▶ WHAT THE EXERCISE ASKS: Please list all lines of the material below in which the string "diagram" occurs.

▶ RAW RECORDS:

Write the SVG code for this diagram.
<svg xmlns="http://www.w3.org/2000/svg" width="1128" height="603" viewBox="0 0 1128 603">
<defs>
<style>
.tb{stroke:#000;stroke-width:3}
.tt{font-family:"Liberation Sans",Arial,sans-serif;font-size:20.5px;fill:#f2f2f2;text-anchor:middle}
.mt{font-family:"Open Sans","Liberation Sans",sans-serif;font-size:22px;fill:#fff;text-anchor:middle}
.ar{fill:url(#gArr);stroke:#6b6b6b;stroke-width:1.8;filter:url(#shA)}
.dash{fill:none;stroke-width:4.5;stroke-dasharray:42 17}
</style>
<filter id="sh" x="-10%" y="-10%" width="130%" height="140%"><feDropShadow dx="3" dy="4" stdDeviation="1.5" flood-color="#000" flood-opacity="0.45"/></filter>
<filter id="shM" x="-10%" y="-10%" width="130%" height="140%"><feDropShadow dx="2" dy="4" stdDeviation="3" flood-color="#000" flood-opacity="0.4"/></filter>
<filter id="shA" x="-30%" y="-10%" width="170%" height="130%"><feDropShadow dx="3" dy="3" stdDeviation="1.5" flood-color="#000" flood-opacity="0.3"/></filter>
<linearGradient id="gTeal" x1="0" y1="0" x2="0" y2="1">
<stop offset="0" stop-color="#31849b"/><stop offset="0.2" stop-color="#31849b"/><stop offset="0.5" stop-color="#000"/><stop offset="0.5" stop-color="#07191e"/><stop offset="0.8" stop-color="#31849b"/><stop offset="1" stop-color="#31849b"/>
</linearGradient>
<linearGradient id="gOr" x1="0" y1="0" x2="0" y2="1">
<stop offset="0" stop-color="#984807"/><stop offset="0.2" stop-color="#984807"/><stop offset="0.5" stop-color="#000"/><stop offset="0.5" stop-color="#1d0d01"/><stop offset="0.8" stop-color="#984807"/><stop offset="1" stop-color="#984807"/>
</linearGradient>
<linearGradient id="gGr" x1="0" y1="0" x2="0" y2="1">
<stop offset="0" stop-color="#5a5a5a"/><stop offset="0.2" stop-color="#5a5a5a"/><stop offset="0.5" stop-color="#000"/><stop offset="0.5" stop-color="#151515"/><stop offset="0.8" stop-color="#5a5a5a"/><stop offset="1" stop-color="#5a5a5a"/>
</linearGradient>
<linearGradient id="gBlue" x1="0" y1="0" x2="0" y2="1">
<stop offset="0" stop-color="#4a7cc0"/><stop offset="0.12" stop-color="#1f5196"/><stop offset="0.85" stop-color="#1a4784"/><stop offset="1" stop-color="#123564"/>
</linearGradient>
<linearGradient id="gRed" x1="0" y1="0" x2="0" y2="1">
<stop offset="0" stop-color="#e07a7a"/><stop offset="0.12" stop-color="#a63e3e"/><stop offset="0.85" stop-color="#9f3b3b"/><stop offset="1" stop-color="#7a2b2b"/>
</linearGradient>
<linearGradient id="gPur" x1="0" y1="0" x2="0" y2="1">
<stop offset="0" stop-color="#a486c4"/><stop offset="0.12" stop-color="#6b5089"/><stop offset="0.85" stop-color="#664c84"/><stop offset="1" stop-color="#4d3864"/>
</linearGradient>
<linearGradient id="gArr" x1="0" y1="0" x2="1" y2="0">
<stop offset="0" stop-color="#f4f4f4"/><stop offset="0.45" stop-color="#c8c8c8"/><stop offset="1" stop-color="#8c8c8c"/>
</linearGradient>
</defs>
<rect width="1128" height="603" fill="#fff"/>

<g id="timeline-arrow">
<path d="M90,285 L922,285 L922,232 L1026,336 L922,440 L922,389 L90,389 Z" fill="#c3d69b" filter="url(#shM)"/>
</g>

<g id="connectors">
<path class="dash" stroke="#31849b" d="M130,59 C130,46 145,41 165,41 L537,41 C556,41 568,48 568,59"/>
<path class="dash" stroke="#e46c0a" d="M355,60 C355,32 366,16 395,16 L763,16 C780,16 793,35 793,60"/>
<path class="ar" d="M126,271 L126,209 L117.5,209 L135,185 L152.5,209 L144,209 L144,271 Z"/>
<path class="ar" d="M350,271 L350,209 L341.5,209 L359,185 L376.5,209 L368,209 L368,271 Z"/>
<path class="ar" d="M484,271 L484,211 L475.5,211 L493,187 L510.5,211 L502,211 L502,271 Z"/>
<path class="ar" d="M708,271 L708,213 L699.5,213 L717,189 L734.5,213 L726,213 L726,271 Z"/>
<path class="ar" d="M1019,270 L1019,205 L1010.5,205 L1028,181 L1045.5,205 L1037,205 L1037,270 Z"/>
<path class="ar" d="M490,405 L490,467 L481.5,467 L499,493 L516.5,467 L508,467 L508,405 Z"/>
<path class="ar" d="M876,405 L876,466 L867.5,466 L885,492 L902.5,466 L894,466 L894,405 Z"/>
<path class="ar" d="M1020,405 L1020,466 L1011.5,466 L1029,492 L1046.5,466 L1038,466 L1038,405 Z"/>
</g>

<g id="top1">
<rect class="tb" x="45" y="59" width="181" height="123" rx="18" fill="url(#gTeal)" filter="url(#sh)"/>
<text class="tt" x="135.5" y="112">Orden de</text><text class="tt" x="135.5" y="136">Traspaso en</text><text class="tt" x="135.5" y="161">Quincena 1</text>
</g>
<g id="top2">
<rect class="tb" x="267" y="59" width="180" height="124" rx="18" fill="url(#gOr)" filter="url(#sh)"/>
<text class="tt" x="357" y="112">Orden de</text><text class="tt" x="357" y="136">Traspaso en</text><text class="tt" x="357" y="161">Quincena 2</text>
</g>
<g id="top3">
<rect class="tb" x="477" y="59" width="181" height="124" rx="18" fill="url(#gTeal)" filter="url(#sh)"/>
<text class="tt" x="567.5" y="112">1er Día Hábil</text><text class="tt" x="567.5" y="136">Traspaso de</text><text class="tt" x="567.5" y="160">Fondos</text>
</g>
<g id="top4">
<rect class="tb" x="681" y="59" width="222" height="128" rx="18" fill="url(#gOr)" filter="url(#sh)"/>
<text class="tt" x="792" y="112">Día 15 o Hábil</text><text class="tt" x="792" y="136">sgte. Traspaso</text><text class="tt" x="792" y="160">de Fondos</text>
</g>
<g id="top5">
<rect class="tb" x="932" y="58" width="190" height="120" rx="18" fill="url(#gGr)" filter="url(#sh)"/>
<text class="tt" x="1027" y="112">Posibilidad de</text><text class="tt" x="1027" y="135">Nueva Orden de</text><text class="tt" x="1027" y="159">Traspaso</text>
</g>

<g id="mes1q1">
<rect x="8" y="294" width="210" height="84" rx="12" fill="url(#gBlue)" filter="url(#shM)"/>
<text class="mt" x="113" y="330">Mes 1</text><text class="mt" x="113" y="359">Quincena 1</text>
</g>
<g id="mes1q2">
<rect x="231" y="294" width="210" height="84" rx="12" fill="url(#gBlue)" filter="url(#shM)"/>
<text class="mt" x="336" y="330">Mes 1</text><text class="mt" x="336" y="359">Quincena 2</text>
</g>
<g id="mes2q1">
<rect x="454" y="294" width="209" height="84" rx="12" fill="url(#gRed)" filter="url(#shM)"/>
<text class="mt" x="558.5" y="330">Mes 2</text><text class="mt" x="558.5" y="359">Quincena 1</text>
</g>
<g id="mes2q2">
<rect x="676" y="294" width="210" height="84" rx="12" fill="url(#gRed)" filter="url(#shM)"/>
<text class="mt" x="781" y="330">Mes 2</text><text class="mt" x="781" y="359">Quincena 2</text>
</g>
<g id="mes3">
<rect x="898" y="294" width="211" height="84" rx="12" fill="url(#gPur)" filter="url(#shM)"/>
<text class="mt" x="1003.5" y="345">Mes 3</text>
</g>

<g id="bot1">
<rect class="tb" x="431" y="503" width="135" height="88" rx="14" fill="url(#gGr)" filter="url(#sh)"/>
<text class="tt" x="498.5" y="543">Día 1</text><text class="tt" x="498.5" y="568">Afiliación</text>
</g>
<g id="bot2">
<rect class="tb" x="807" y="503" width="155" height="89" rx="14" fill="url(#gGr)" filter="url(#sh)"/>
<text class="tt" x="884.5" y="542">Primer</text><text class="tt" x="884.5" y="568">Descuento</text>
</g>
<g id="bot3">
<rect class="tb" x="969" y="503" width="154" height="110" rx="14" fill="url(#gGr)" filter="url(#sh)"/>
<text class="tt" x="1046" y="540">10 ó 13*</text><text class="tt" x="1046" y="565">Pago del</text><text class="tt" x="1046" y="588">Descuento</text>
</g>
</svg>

...

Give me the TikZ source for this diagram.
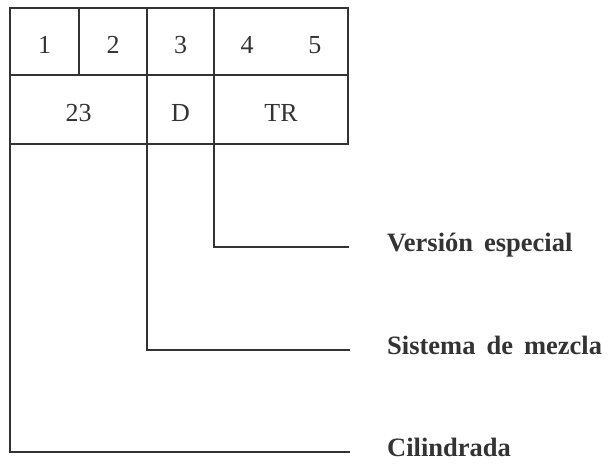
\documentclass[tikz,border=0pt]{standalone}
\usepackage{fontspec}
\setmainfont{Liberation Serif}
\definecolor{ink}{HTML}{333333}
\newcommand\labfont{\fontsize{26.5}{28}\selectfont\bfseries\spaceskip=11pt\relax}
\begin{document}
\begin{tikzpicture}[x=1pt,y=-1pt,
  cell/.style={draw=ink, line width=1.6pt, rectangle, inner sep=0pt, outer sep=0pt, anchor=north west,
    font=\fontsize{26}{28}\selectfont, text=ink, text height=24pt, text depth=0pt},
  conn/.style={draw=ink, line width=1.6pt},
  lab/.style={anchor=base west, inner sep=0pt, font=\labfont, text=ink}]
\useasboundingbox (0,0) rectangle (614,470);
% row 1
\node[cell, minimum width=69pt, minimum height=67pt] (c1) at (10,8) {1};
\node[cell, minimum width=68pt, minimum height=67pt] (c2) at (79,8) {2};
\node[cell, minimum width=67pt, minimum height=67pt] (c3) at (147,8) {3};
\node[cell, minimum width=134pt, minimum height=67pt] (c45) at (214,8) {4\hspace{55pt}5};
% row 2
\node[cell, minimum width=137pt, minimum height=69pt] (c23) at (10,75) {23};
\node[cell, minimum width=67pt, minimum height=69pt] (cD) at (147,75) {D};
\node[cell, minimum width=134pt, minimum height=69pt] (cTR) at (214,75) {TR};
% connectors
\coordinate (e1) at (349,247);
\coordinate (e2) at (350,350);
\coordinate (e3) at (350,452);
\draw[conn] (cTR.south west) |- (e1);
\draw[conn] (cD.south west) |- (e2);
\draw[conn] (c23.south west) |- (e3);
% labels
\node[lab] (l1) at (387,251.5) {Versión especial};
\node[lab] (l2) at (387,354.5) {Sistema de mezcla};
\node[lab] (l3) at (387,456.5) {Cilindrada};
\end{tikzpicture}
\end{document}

...

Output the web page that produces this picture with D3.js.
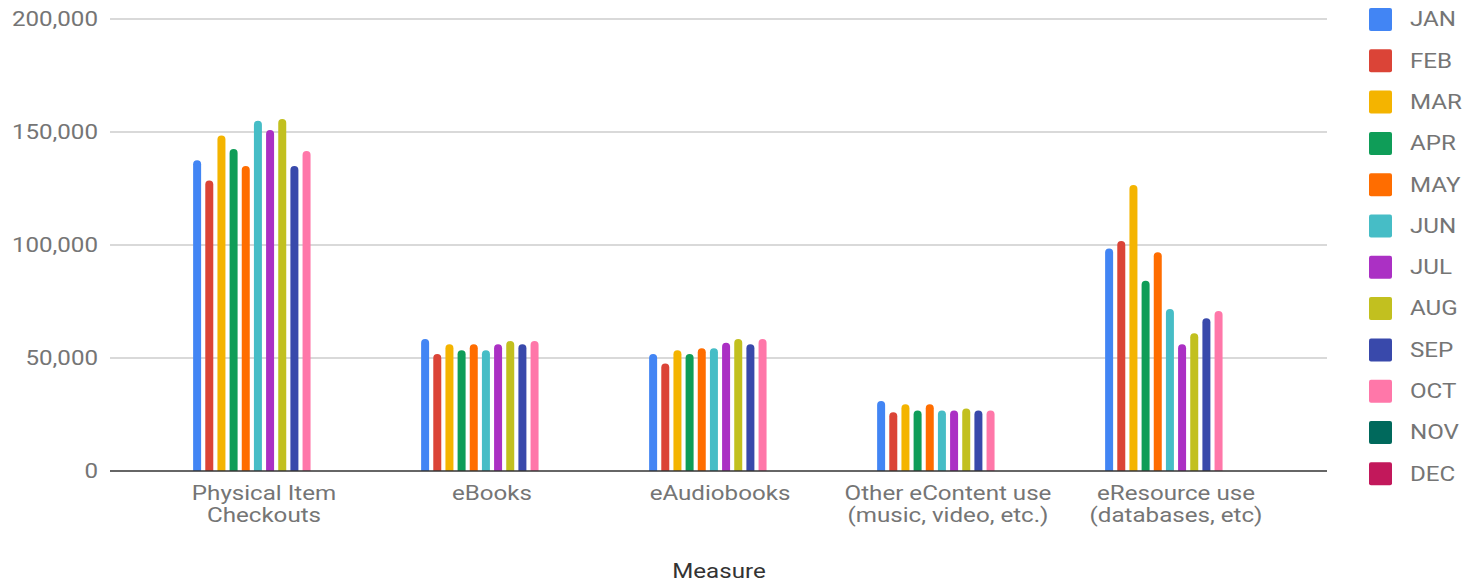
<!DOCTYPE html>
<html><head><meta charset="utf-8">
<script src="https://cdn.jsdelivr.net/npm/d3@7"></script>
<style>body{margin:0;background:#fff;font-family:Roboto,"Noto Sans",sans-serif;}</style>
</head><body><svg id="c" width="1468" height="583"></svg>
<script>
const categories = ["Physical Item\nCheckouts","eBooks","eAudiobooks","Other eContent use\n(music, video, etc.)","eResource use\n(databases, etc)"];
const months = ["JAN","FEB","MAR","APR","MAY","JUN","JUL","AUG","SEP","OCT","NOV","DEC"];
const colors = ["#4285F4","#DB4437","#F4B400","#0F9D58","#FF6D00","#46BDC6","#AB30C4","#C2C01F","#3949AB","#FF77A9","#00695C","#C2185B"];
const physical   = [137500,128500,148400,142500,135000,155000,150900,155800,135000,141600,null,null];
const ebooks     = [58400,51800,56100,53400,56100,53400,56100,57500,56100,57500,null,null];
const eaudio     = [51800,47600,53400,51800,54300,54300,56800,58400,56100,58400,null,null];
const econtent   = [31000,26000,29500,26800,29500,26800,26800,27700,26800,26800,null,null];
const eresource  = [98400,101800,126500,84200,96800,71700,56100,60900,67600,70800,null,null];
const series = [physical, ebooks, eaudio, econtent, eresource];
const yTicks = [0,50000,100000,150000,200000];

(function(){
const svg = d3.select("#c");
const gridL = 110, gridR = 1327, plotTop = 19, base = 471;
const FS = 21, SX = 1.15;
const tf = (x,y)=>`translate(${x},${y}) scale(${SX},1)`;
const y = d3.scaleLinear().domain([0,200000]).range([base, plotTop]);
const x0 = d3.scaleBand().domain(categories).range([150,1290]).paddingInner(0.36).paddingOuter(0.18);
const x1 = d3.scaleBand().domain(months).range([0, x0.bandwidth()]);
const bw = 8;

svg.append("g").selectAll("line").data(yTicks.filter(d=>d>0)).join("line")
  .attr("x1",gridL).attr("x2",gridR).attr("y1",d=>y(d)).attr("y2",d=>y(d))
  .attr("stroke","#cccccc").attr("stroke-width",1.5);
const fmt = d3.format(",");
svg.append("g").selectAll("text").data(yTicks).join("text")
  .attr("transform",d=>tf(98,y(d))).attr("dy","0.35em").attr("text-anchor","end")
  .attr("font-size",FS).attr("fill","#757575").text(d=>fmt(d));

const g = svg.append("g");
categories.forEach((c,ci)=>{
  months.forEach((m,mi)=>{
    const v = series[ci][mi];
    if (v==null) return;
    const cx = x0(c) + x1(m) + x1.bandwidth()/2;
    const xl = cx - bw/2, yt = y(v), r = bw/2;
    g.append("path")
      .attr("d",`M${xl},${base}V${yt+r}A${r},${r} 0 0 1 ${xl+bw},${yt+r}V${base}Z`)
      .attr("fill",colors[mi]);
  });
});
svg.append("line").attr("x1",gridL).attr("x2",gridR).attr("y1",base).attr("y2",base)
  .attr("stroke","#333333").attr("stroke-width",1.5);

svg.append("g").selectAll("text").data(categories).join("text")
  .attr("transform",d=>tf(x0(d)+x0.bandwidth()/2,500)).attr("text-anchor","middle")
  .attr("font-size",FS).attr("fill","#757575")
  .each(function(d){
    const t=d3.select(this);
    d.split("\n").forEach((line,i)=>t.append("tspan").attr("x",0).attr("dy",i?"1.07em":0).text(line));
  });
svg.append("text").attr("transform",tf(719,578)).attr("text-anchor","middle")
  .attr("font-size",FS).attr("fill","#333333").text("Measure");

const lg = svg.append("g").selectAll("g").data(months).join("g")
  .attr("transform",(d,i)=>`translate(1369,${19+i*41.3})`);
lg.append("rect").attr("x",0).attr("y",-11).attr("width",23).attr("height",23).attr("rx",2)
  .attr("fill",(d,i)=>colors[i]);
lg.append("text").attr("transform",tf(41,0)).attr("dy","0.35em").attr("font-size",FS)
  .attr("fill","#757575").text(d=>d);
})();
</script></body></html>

▶ COMPLETE RESPONSE:
Write the SVG code for this diagram.
Give me the TikZ source for this diagram.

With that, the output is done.